For Ouattara, the protest by uniformed soldiers in Bouake highlights the risks inherent in the emergence of ethnic issues, whether among those who oppose him or otherwise. Though the New Forces represented ethnic groups throughout northern Ivory Coast, the militia was internally divided into two main factions along distinct ethnic lines. Soro, the former group's political leader, comes from the Senoufo ethnic group, which makes up roughly 10 percent of the country's population and is found in far-northern Ivory Coast. Coulibaly, the former military commander, drew his support from the Kouya clan of the Malinkes, an ethnic group native to north-central Ivory Coast, including Bouake.
 
Soro has continued his rise to political prominence -- he is currently president of the National Assembly, and he recently accompanied Ouattara on a visit to France.
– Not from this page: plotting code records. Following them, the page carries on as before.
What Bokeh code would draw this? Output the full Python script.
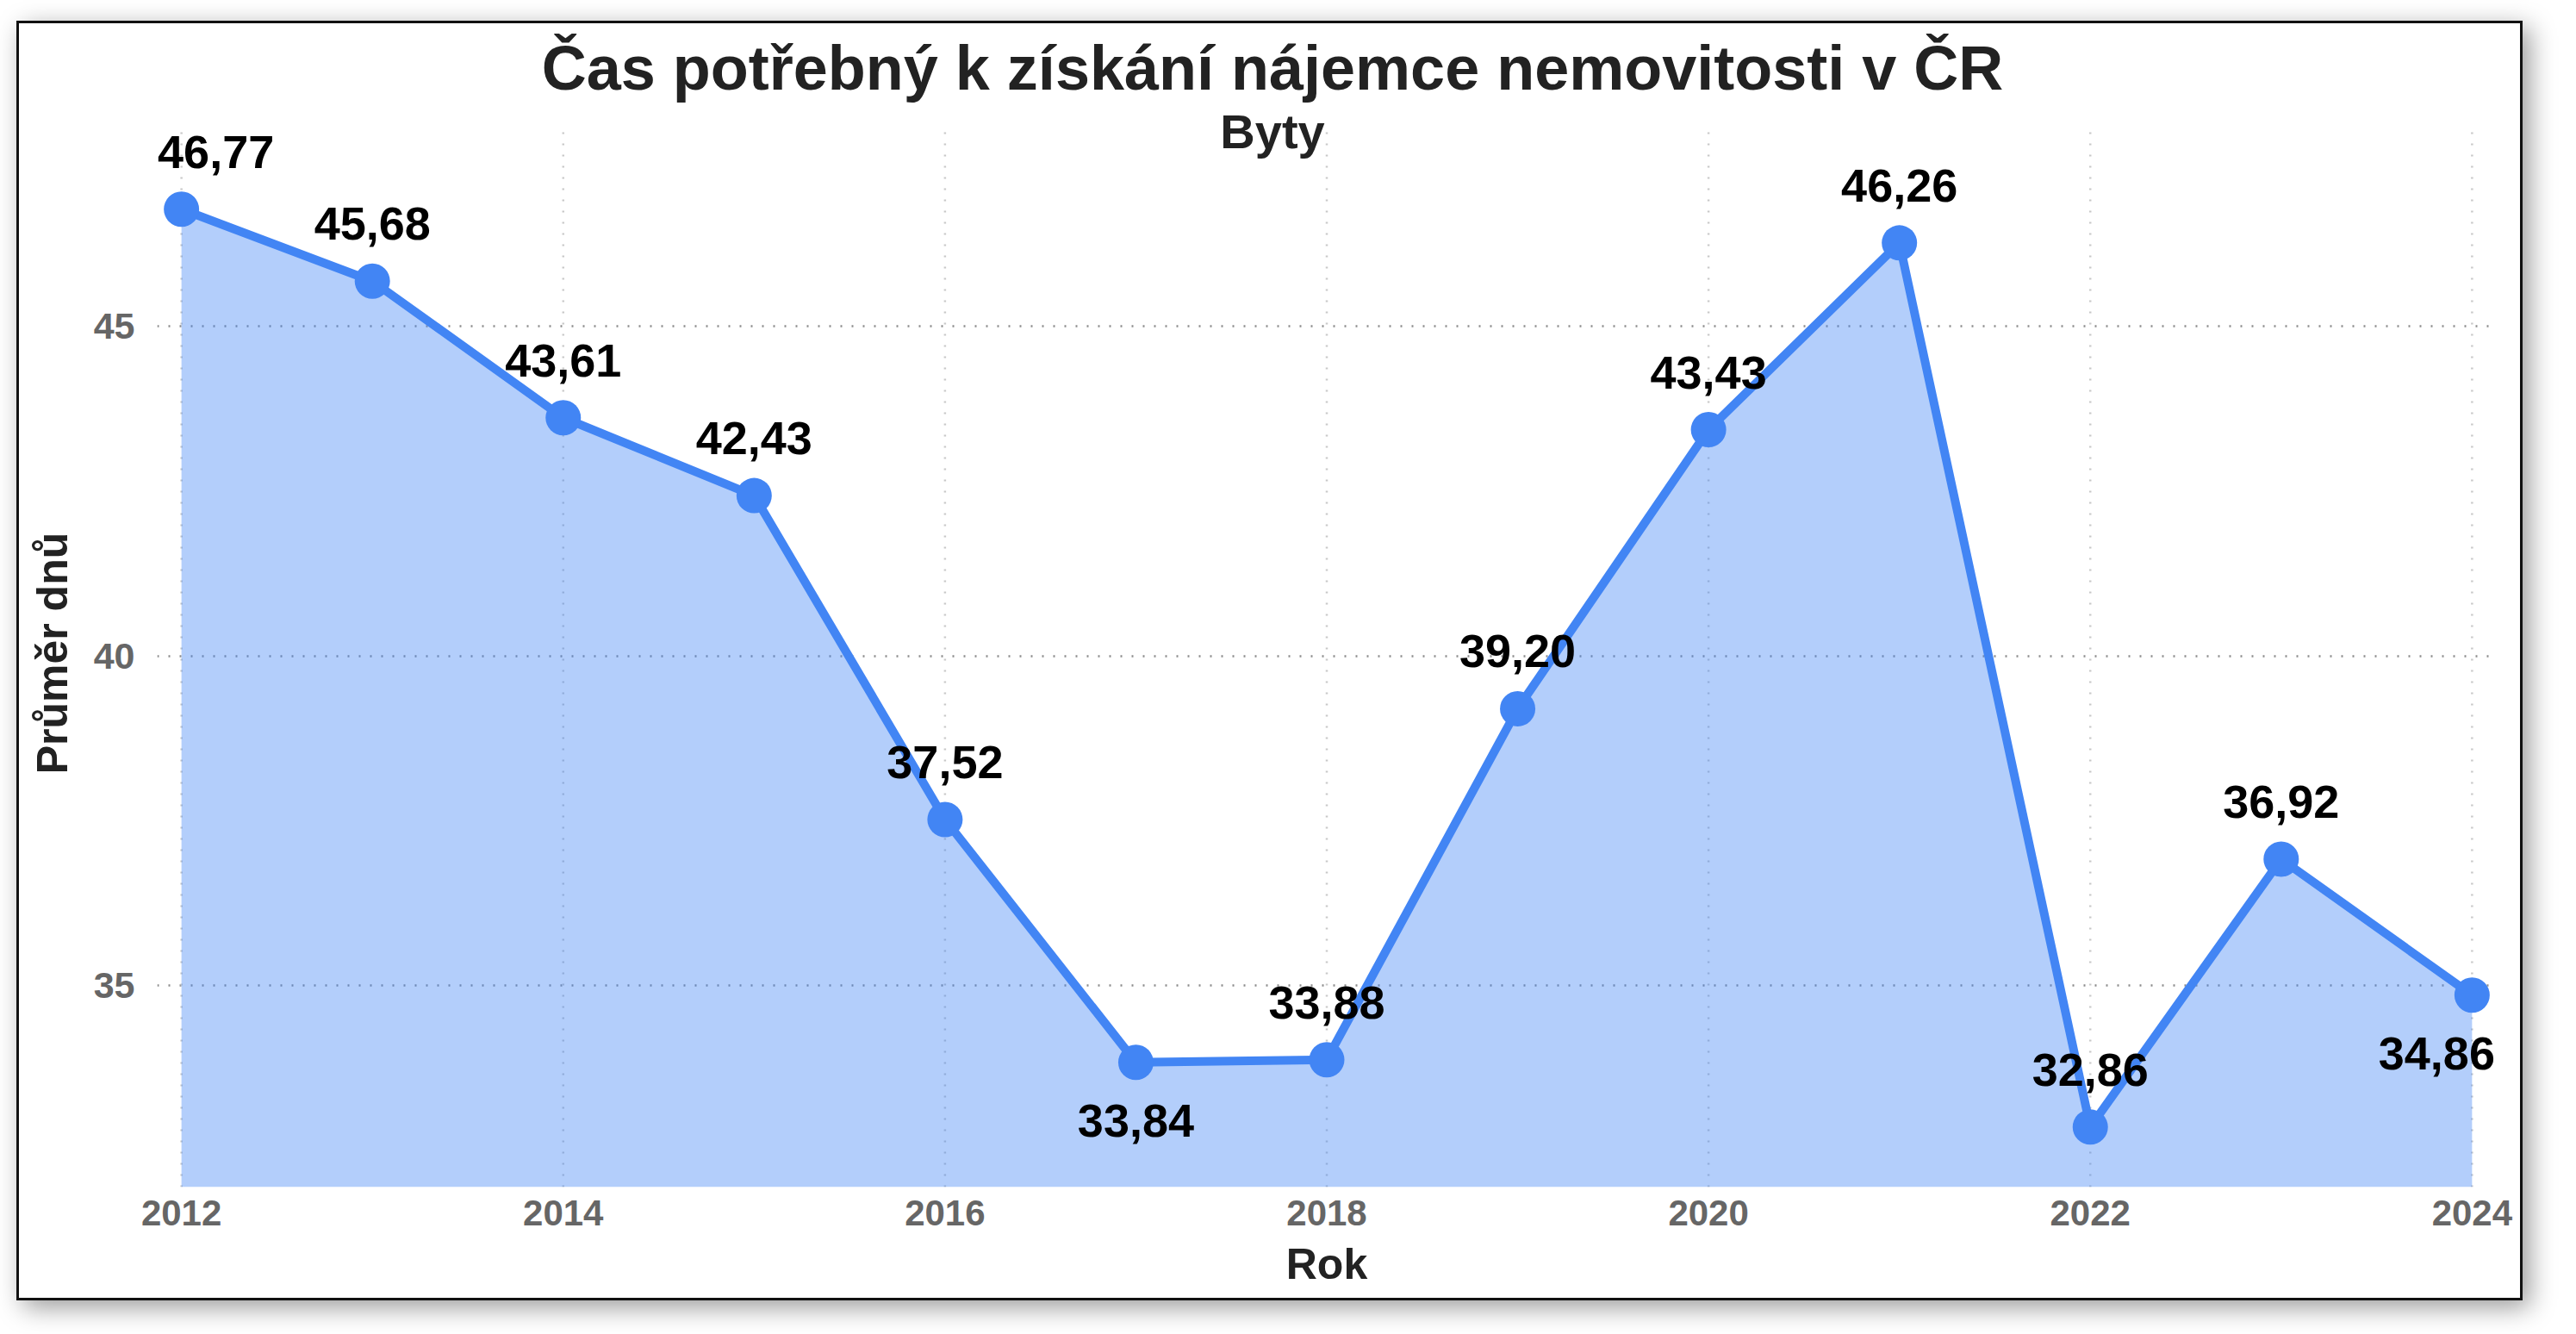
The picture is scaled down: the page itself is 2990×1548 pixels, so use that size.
from bokeh.plotting import figure
from bokeh.models import ColumnDataSource, LabelSet, Label, Range1d, FixedTicker
from bokeh.core.properties import value
from bokeh.embed import file_html
from bokeh.resources import INLINE

# ---- data ----
years = [2012, 2013, 2014, 2015, 2016, 2017, 2018, 2019, 2020, 2021, 2022, 2023, 2024]
values = [46.77, 45.68, 43.61, 42.43, 37.52, 33.84, 33.88, 39.20, 43.43, 46.26, 32.86, 36.92, 34.86]
x_ticks = [2012, 2014, 2016, 2018, 2020, 2022, 2024]
y_ticks = [35, 40, 45]
title_text = "Čas potřebný k získání nájemce nemovitosti v ČR"
subtitle_text = "Byty"
x_label = "Rok"
y_label = "Průměr dnů"

FONT = "Liberation Sans"
BLUE = "#4285F4"

# value window of the drawn area; the frame is taller so that the titles fit inside it
y_lo, y_hi = 31.95, 48.05
px_per_unit = 1230 / (y_hi - y_lo)
y_top = y_hi + 117 / px_per_unit

x_range = Range1d(2011.873, 2024.127)
y_range = Range1d(y_lo, y_top)

p = figure(width=2909, height=1485, output_backend="svg", toolbar_location=None,
           x_range=x_range, y_range=y_range,
           min_border_left=160, min_border_right=34, min_border_top=0, min_border_bottom=135)
p.styles = {"margin-left": "19px", "margin-top": "24px",
            "border": "3px solid #111111",
            "box-shadow": "8px 8px 28px rgba(0,0,0,0.40)"}
p.outline_line_color = None
p.background_fill_color = "white"
p.border_fill_color = "white"

# grids: horizontal via Grid, vertical drawn only over the value window
p.xgrid.visible = False
p.ygrid.ticker = FixedTicker(ticks=y_ticks)
p.ygrid.grid_line_color = "#8c8c8c"
p.ygrid.grid_line_dash = "2 11"
p.ygrid.grid_line_width = 2.5
p.segment(x0=x_ticks, y0=[y_lo] * len(x_ticks), x1=x_ticks, y1=[y_hi] * len(x_ticks),
          line_color="#c8c8c8", line_dash="2 11", line_width=2.5)

# axes
p.xaxis.ticker = FixedTicker(ticks=x_ticks)
p.yaxis.ticker = FixedTicker(ticks=y_ticks)
for ax in (p.xaxis[0], p.yaxis[0]):
    ax.axis_line_color = None
    ax.major_tick_line_color = None
    ax.minor_tick_line_color = None
    ax.major_tick_out = 0
    ax.major_tick_in = 0
    ax.major_label_text_font = FONT
    ax.major_label_text_font_style = "bold"
    ax.major_label_text_color = "#666666"
    ax.axis_label_text_font = FONT
    ax.axis_label_text_font_style = "bold"
    ax.axis_label_text_color = "#222222"
    ax.axis_label_text_font_size = "50px"
p.xaxis.major_label_text_font_size = "42px"
p.yaxis.major_label_text_font_size = "43px"
p.xaxis.axis_label = x_label
# trailing spaces keep the label centred on the value window rather than the taller frame
p.yaxis.axis_label = y_label + " " * 8
p.xaxis.major_label_standoff = 15
p.yaxis.major_label_standoff = 26
p.xaxis.axis_label_standoff = 14
p.yaxis.axis_label_standoff = 17

# area, line, markers
base = [y_lo] * len(years)
p.varea(x=years, y1=base, y2=values, fill_color=BLUE, fill_alpha=0.4)
p.line(years, values, line_color=BLUE, line_width=10, line_join="round")
p.scatter(years, values, size=41, fill_color=BLUE, line_color=None)

# data labels
below = {2017, 2024}
xoff = []
yoff = []
for i, yr in enumerate(years):
    if i == 0:
        xoff.append(40)
    elif i == len(years) - 1:
        xoff.append(-41)
    else:
        xoff.append(0)
    yoff.append(-86 if yr in below else 48)
src = ColumnDataSource(dict(x=years, y=values,
                            t=[f"{v:.2f}".replace(".", ",") for v in values],
                            xo=xoff, yo=yoff))
p.add_layout(LabelSet(x="x", y="y", text="t", source=src, x_offset="xo", y_offset="yo",
                      text_align="center", text_baseline="alphabetic",
                      text_font=value(FONT), text_font_style="bold",
                      text_font_size="54px", text_color="black"))

# title and subtitle
xc = (x_range.start + x_range.end) / 2
p.add_layout(Label(x=xc, y=y_top, x_offset=-63, y_offset=-51, text=title_text,
                   text_align="center", text_baseline="alphabetic", text_font=FONT,
                   text_font_style="bold", text_font_size="72px", text_color="#222222"))
p.add_layout(Label(x=xc, y=y_top, x_offset=-63, y_offset=-125, text=subtitle_text,
                   text_align="center", text_baseline="alphabetic", text_font=FONT,
                   text_font_style="bold", text_font_size="56px", text_color="#222222"))

open("out.html", "w").write(file_html(p, INLINE))
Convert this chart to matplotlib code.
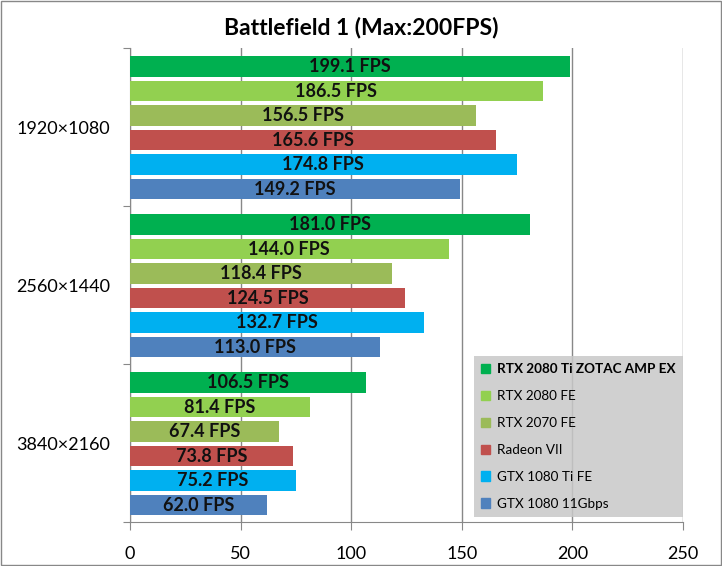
import matplotlib
matplotlib.use("Agg")
import matplotlib.pyplot as plt
import matplotlib.patches as mpatches
import numpy as np

title = "Battlefield 1 (Max:200FPS)"
resolutions = ["1920×1080", "2560×1440", "3840×2160"]
gpus = ["RTX 2080 Ti ZOTAC AMP EX", "RTX 2080 FE", "RTX 2070 FE",
        "Radeon VII", "GTX 1080 Ti FE", "GTX 1080 11Gbps"]
colors = ["#00B050", "#92D050", "#9BBB59", "#C0504D", "#00B0F0", "#4F81BD"]
fps_1920 = [199.1, 186.5, 156.5, 165.6, 174.8, 149.2]
fps_2560 = [181.0, 144.0, 118.4, 124.5, 132.7, 113.0]
fps_3840 = [106.5, 81.4, 67.4, 73.8, 75.2, 62.0]
values = [fps_1920, fps_2560, fps_3840]
xticks = [0, 50, 100, 150, 200, 250]

plt.rcParams['font.family'] = ['Lato', 'DejaVu Sans']

fig = plt.figure(figsize=(7.22, 5.66), dpi=100)
ax = fig.add_axes([130/722, 1-522/566, 553/722, 474/566])

slot = 0.155
bh = 0.128
n = len(gpus)
for g, vals in enumerate(values):
    for i, v in enumerate(vals):
        yc = g + 0.505 + (i - (n-1)/2) * slot
        ax.barh(yc, v, height=bh, color=colors[i], zorder=3)
        ax.text(v/2, yc, f"{v:.1f} FPS", ha='center', va='center',
                fontsize=13, fontweight='bold', color='#111111', zorder=4)

ax.set_xlim(0, 250)
ax.set_ylim(3, 0)
ax.set_xticks(xticks)
ax.set_xticklabels([str(t) for t in xticks], fontsize=13)
ax.tick_params(axis='x', direction='out', length=6, color='#888888', pad=11)
ax.set_yticks([0, 1, 2, 3])
ax.set_yticklabels([])
ax.tick_params(axis='y', which='major', direction='out', length=5, color='#888888')
ax.set_yticks([0.5, 1.5, 2.5], minor=True)
ax.set_yticklabels(resolutions, minor=True, fontsize=13)
ax.tick_params(axis='y', which='minor', length=0, pad=14)
ax.grid(axis='x', color='#888888', linewidth=1, zorder=0)
ax.set_axisbelow(True)
for s in ['top', 'right']:
    ax.spines[s].set_visible(False)
for s in ['left', 'bottom']:
    ax.spines[s].set_color('#888888')

fig.text(0.5, 1-27/566, title, ha='center', va='center', fontsize=16.5, fontweight='bold')

handles = [mpatches.Patch(color=c, label=l) for c, l in zip(colors, gpus)]
leg = ax.legend(handles=handles, loc='lower right', bbox_to_anchor=(1.0, 5/474),
                borderaxespad=0,
                facecolor='#c8c8c8', edgecolor='none', framealpha=0.85,
                fontsize=9.7, handlelength=0.7, handleheight=0.7, handletextpad=0.5,
                labelspacing=1.1, borderpad=0.55, fancybox=False)
leg.set_zorder(5)
leg.get_texts()[0].set_fontweight('bold')

fig.patches.append(mpatches.Rectangle((0.001, 0.001), 0.998, 0.997, transform=fig.transFigure,
                                      fill=False, edgecolor='#888888', linewidth=1))
fig.savefig("out.png", dpi=100)
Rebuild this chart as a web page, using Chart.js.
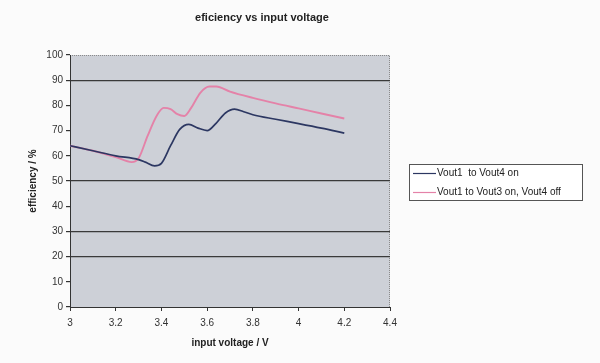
<!DOCTYPE html>
<html>
<head>
<meta charset="utf-8">
<script src="https://cdn.jsdelivr.net/npm/chart.js@4"></script>
<style>
  html, body { margin: 0; padding: 0; background: #fbfbfb; }
  #wrap { width: 600px; height: 363px; }
</style>
</head>
<body>
<div id="wrap"><canvas id="effChart" width="600" height="363"></canvas></div>
<script>
// input voltage (V) and efficiency (%)
const voltsAll = [3.0, 3.1, 3.2, 3.3, 3.33, 3.37, 3.4, 3.44, 3.48, 3.52, 3.56, 3.6, 3.64, 3.68, 3.72, 3.76, 3.8, 3.9, 4.0, 4.1, 4.2];
const effAll = [64, 62, 60, 58.5, 57.5, 56, 57, 64, 70.5, 72.5, 71, 70, 73, 77, 78.5, 77.5, 76.3, 74.5, 72.8, 71, 69];

const voltsOff = [3.0, 3.1, 3.2, 3.27, 3.3, 3.34, 3.38, 3.41, 3.44, 3.47, 3.5, 3.53, 3.57, 3.61, 3.64, 3.7, 3.8, 3.9, 4.0, 4.1, 4.2];
const effOff = [64, 62, 59.5, 57.5, 59, 68, 76, 79, 78.5, 76.5, 75.8, 79, 85, 87.5, 87.5, 85.5, 83, 80.8, 78.8, 76.8, 74.8];

const seriesNames = ['Vout1  to Vout4 on', 'Vout1 to Vout3 on, Vout4 off'];
const darkGrid = [90, 50, 30, 20];

const toPoints = (xs, ys) => xs.map((x, i) => ({ x: x, y: ys[i] }));

// plot background + dotted top/right frame
const plotBg = {
  id: 'plotBg',
  beforeDraw(chart) {
    const { ctx, chartArea: a } = chart;
    ctx.save();
    ctx.fillStyle = '#cdd0d7';
    ctx.fillRect(a.left, a.top, a.right - a.left, a.bottom - a.top);
    ctx.strokeStyle = '#8a8a8a';
    ctx.lineWidth = 1;
    ctx.setLineDash([1, 1]);
    ctx.beginPath();
    ctx.moveTo(a.left, a.top + 0.5);
    ctx.lineTo(a.right - 0.5, a.top + 0.5);
    ctx.lineTo(a.right - 0.5, a.bottom);
    ctx.stroke();
    ctx.restore();
  }
};

// title and boxed legend drawn to match the old spreadsheet look
const titleLegend = {
  id: 'titleLegend',
  afterDraw(chart) {
    const { ctx } = chart;
    ctx.save();
    ctx.fillStyle = '#222';
    ctx.font = 'bold 11px "Liberation Sans", Arial, sans-serif';
    ctx.textAlign = 'center';
    ctx.textBaseline = 'middle';
    ctx.fillText('eficiency vs input voltage', 262, 18);

    const bx = 409, by = 164, bw = 173, bh = 36;
    ctx.fillStyle = '#ffffff';
    ctx.fillRect(bx, by, bw, bh);
    ctx.strokeStyle = '#555';
    ctx.lineWidth = 1;
    ctx.strokeRect(bx + 0.5, by + 0.5, bw, bh);

    ctx.font = '10px "Liberation Sans", Arial, sans-serif';
    ctx.textAlign = 'left';
    chart.data.datasets.forEach((ds, i) => {
      const y = by + 9 + i * 19;
      ctx.strokeStyle = ds.borderColor;
      ctx.lineWidth = 1.2;
      ctx.beginPath();
      ctx.moveTo(bx + 4, y + 0.5);
      ctx.lineTo(bx + 27, y + 0.5);
      ctx.stroke();
      ctx.fillStyle = '#222';
      ctx.fillText(ds.label, bx + 28, y);
    });
    ctx.restore();
  }
};

new Chart(document.getElementById('effChart'), {
  type: 'line',
  data: {
    datasets: [
      {
        label: seriesNames[0],
        data: toPoints(voltsAll, effAll),
        borderColor: '#2c3762',
        borderWidth: 1.7,
        pointRadius: 0,
        cubicInterpolationMode: 'monotone'
      },
      {
        label: seriesNames[1],
        data: toPoints(voltsOff, effOff),
        borderColor: '#e482a8',
        borderWidth: 1.9,
        pointRadius: 0,
        cubicInterpolationMode: 'monotone'
      }
    ]
  },
  options: {
    responsive: false,
    animation: false,
    layout: { padding: { top: 55, right: 210, left: 0, bottom: 0 } },
    plugins: {
      legend: { display: false },
      title: { display: false },
      tooltip: { enabled: false }
    },
    scales: {
      x: {
        type: 'linear',
        min: 3,
        max: 4.4,
        afterFit: (s) => { s.height = 56; },
        ticks: {
          stepSize: 0.2,
          color: '#333',
          padding: 6,
          font: { family: '"Liberation Sans", Arial, sans-serif', size: 10 },
          callback: (v) => Number(v.toFixed(1)).toString()
        },
        grid: { drawOnChartArea: false, color: '#333', tickLength: 4 },
        border: { color: '#333', width: 1 },
        title: {
          display: true,
          text: 'input voltage / V',
          color: '#222',
          padding: { top: 4, bottom: 14 },
          font: { family: '"Liberation Sans", Arial, sans-serif', size: 10, weight: 'bold' }
        }
      },
      y: {
        min: 0,
        max: 100,
        afterFit: (s) => { s.width = 70; },
        ticks: {
          stepSize: 10,
          color: '#333',
          padding: 3,
          font: { family: '"Liberation Sans", Arial, sans-serif', size: 10 }
        },
        grid: {
          color: (c) => (c.tick && darkGrid.includes(c.tick.value)) ? '#3a3a3a' : 'rgba(0,0,0,0)',
          tickColor: '#333',
          tickLength: 4,
          lineWidth: 1.2
        },
        border: { color: '#333', width: 1 },
        title: {
          display: true,
          text: 'efficiency / %',
          color: '#222',
          padding: { top: 27 },
          font: { family: '"Liberation Sans", Arial, sans-serif', size: 10, weight: 'bold' }
        }
      }
    }
  },
  plugins: [plotBg, titleLegend]
});
</script>
</body>
</html>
But Coulibaly was killed soon after Ouattara took office in 2011, likely by Soro's forces. The protest in Bouake may stem in part from lingering resentment of Soro and indicates that Ouattara's efforts to rehabilitate ex-combatants have been unsuccessful.
 
At this point, the persistent insecurity does not threaten to oust the Ouattara regime, and a broader rebellion has yet to mobilize on the scale of what occurred in Ivory Coast a decade ago. But the government administration has proved unable to prevent hit-and-run attacks by small militia cells in Abidjan and elsewhere in southern and southwestern Ivory Coast. This has not led to a major withdrawal of foreign investment, but it has hindered an economic recovery in what was once West Africa's leading agro-industrial power. The lack of economic confidence and coordination has worsened to the point that, on April 10, the Ivorian parliament granted Ouattara the power to make economic decisions by unilateral decree -- a consolidation of power that will probably not improve economic coordination.
 
The country's regional and municipal elections on April 21 will not deliver widespread peace and good governance. France has said it will use its military contingent, numbering some 450 personnel, in Abidjan and to help secure the vote, but the tensions in Ivory Coast cannot be resolved by conducting training exercises and maintaining a permanent presence in the country. In addition to the boycott by Gbagbo's party, little reconciliation activity is occurring between the current and previous governments. Gbagbo remains at The Hague facing prosecution for crimes allegedly committed during his regime, and other members of his former government could still face arrest by Ouattara officials.
 
Moreover, the Ouattara government still must pacify its own support base to prevent new sources of strife from emerging. In Bouake, for example, negotiators from the local government responded to the protest with cash payments, though the degree of patronage extended is still unclear. Regardless, Ivory Coast will remain essentially unstable as long as the deep political strains in the southern regions remain unresolved.